The Ties That Bind. This practice firing, executed last week under condition EWO (Emergency War Operations) by the ist Strategic Aerospace Division of the Strategic Air Command, is a rarity; Atlases, even without warheads, cost nearly a million dollars apiece and are not to be treated casually. Yet in an age when an intercontinental thermonuclear strike order could be received at any moment, a key warrior breed will be the missileer, whose fighting environment, neither sea nor sky nor foxhole, will be a concrete blockhouse or an underground fortress. His ties to the world outside will be electric wires. TV screens, knobs, dials, microphones, buttons and bulbs. He will be the man who presses the button.

To train missileers, the U.S. had to start from scratch--and is only just beginning. The job was given to SAC, which has had to assemble crews and drill into them the sciences of inertial guidance, pneumatics, electronics, hydraulics, cryogenics. After hours and hours of such studies, the trainees are sent on to specialized courses on various missiles (Atlas, Titan, Minuteman), then are assigned to combat crews.

Alphabet Soup. At Vandenberg the crews get their most crucial training. Few get a chance to fire an actual missile like last week's. But they come close to the real thing with the help of the Atlas T-601 Trainer, an $800,000 simulator in which each crew must spend from six to eight hours a day for two weeks. The trainer has all the gear of a real block house, plus the machinery by which instructors can crank out data on 200-odd possible missile malfunctions. It is the trainees' job to run their countdowns and deal with any malfunctions that the ingenious instructors inflict on them.

During a simulated countdown, the instructor, watching the trainee crew from behind the broad glass pane of a control room, punches his troublemaking buttons and watches the countdown as the crew takes corrective action and snaps out comments and orders in bizarre alphabet-soup missile talk: PDU pressure low. Valve L14 in open position. Get a MOCAM team out here ASAP.

RV monitor shows red. Circuitry reads out of continuity. Gyro out of specs on countdown group.

Countdown Group Drawer on LSR out of specs.

BMAT and EPPO report EMCC shows a circuit breaker tripped.

LINHE system indicating red. How about sending out MAPCHE ASAP? As the countdown in the "hole" reaches its climax, the instructor flashes photo slides onto a TV monitor. One shows the silo doors opening, another the Atlas rising to vertical position. Depending on how well the crew has solved its malfunctions, the screen might also show the bird without the distinctive tendrils of liquid oxygen boiling off the missile (lox system in trouble), or even a slide showing an Atlas blowing up on the pad.
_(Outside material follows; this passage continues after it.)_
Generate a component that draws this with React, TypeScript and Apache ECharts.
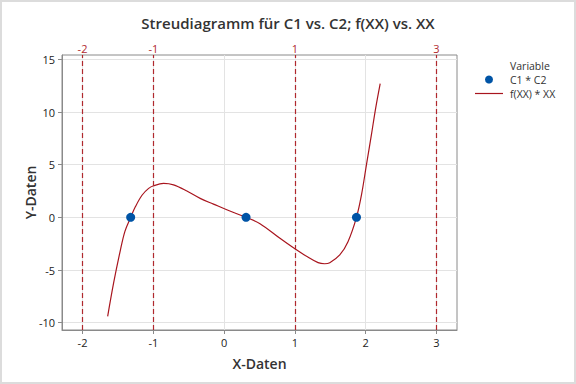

Says Major Otis Erwin, a former F-86 pilot who directs procedures training for Atlas crews: "In an earlier trainer that we had in a wooden-floored building, the instructor would jump on the floor as heavily as he could, to simulate the boom of a bird blowing up. The tension really builds in there, and that boom would scare those guys out of their pants. I wish we could blow off a cannon shell or something when a crew messes up." Even without such a boom, says another officer, the crews "come out talking to themselves by the third or fourth day. They're determined to get that bird off and they treat the instructors like real enemies." In the Hole. Inevitably, the missileers will always be men apart. For they have been trained in a method of warfare about which it is hard to be sophisticated.

Says one ex-paratrooper: "All I had to learn in the Army was how to shoot a rifle and fall out of an airplane. Now this missile business is kind of a cold-blooded thing--all those buttons and plumbing.

But you realize the power you're controlling, and it's awesome. If I were back with a rifle on my shoulder, knowing what I know now, I'd feel pretty damned futile. You realize you'll be just another vaporized glob along with a lot of other globs. I'd rather be in the hole, watching the colored lights flashing."